No jobs for more than three out of four unemployed workers
By Heidi Shierholz
January 11, 2011
This morning the Bureau of Labor Statistics released a discouraging November report from the Job Openings and Labor Turnover Survey (JOLTS), showing that job openings decreased by 80,000 in November, while revisions to earlier data reveal that there were 34,000 fewer job openings in October than previously reported. The survey also showed other signs of weakness in November, as hires declined by 39,000, layoffs increased by 36,000, and quits decreased by 44,000. The report underscores the rocky nature of the recovery.
The total number of job openings in November was 3.25 million, while the total number of unemployed workers was 15.0 million (the latter is from the Current Population Survey). The ratio of unemployed workers to job openings was thus 4.6-to-1 in November, a deterioration from the revised October ratio of 4.5-to-1. Despite November’s lapse, the job-seeker’s ratio has been generally improving since its peak of 6.3-to-1 in July 2009. However, at 4.6-to-1 the ratio is more than three times its 2007 average of 1.5-to-1.
It is important to note that the job-seekers ratio does not measure the number of applicants for each job.

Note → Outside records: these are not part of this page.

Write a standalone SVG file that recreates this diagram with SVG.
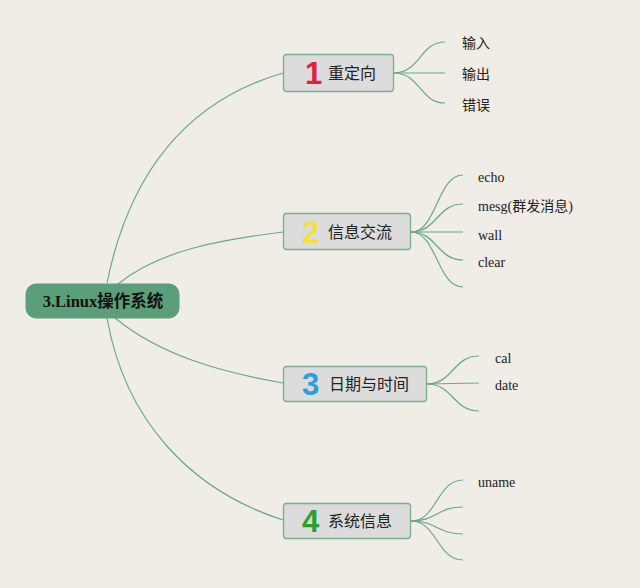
<svg xmlns="http://www.w3.org/2000/svg" width="640" height="588" viewBox="0 0 640 588">
<style>
.bg{fill:#f0ece6}
.ln{fill:none;stroke:#6aa88c;stroke-width:1.2}
.root{fill:#5b9e7a;stroke:#5b9e7a}
.rt{font-family:"Liberation Serif","Noto Sans CJK SC",serif;font-weight:bold;font-size:16.5px;fill:#111;text-anchor:middle}
.box{fill:#dcdcdc;stroke:#78ad96;stroke-width:1.3}
.num{font-family:"Liberation Sans","DejaVu Sans",sans-serif;font-weight:bold;font-size:31px}
.nt{font-family:"Noto Sans CJK SC",sans-serif;font-size:16px;fill:#222}
.lf{font-family:"Liberation Serif","Noto Sans CJK SC",serif;font-size:14px;fill:#222}
</style>
<rect class="bg" x="0" y="0" width="640" height="588"/>
<g id="connectors">
<path class="ln" d="M107,283 C130,170 190,100 283,73"/>
<path class="ln" d="M118,284 C160,250 220,240 283,232"/>
<path class="ln" d="M115,318 C160,355 220,372 283,383"/>
<path class="ln" d="M107,318 C125,420 190,490 283,520"/>
<path class="ln" d="M394,73 C420,73 420,42 445,42"/>
<path class="ln" d="M394,73 L445,73"/>
<path class="ln" d="M394,73 C420,73 420,103 445,103"/>
<path class="ln" d="M411,232 C437,232 437,175 463,175"/>
<path class="ln" d="M411,232 C437,232 437,204 463,204"/>
<path class="ln" d="M411,232 L463,232"/>
<path class="ln" d="M411,232 C437,232 437,260 463,260"/>
<path class="ln" d="M411,232 C437,232 437,287 463,287"/>
<path class="ln" d="M427,384 C453,384 453,356 479,356"/>
<path class="ln" d="M427,384 L479,383"/>
<path class="ln" d="M427,384 C453,384 453,411 479,411"/>
<path class="ln" d="M411,521 C437,521 437,480 463,480"/>
<path class="ln" d="M411,521 C437,521 437,507 463,507"/>
<path class="ln" d="M411,521 C437,521 437,534 463,534"/>
<path class="ln" d="M411,521 C437,521 437,560 463,560"/>
</g>
<g id="root">
<rect class="root" x="26" y="284" width="153" height="34" rx="10"/>
<text class="rt" x="103" y="307">3.Linux操作系统</text>
</g>
<g id="n1">
<rect class="box" x="283.5" y="54.5" width="110" height="37" rx="3"/>
<text class="num" x="305" y="84" fill="#e0203c">1</text>
<text class="nt" x="328" y="79">重定向</text>
</g>
<g id="n2">
<rect class="box" x="283.5" y="213.5" width="127" height="36" rx="3"/>
<text class="num" x="302" y="243" fill="#f2e03c">2</text>
<text class="nt" x="328" y="238">信息交流</text>
</g>
<g id="n3">
<rect class="box" x="283.5" y="366.5" width="143" height="35" rx="3"/>
<text class="num" x="302" y="395" fill="#2a9ee0">3</text>
<text class="nt" x="329" y="390">日期与时间</text>
</g>
<g id="n4">
<rect class="box" x="283.5" y="503.5" width="127" height="35" rx="3"/>
<text class="num" x="302" y="532" fill="#2aa02e">4</text>
<text class="nt" x="328" y="527">系统信息</text>
</g>
<g id="leaves">
<text class="lf" x="462" y="48">输入</text>
<text class="lf" x="462" y="79">输出</text>
<text class="lf" x="462" y="110">错误</text>
<text class="lf" x="478" y="182">echo</text>
<text class="lf" x="478" y="211">mesg(群发消息)</text>
<text class="lf" x="478" y="240">wall</text>
<text class="lf" x="478" y="267">clear</text>
<text class="lf" x="495" y="363">cal</text>
<text class="lf" x="495" y="390">date</text>
<text class="lf" x="478" y="487">uname</text>
</g>
</svg>
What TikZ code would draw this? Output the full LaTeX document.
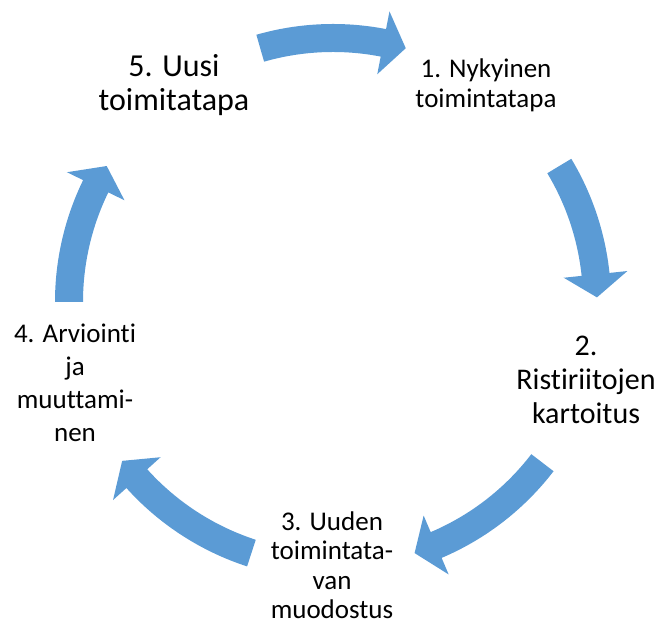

There may be many applicants for every job posting, since job seekers apply for multiple jobs. Instead, the 4.6-to-1 ratio means that for every 4.6 unemployed workers, there is only one job available — or for more than three out of four unemployed workers, there simply are no jobs. Furthermore, when calculating the ratio of job seekers to job openings, if we were to include not just the 15.0 million unemployed workers, but also the 9.0 million “involuntarily part-time” workers (part-time workers who want and are available for a full-time job, and are therefore likely job searching), the ratio would be 7.4-to-one.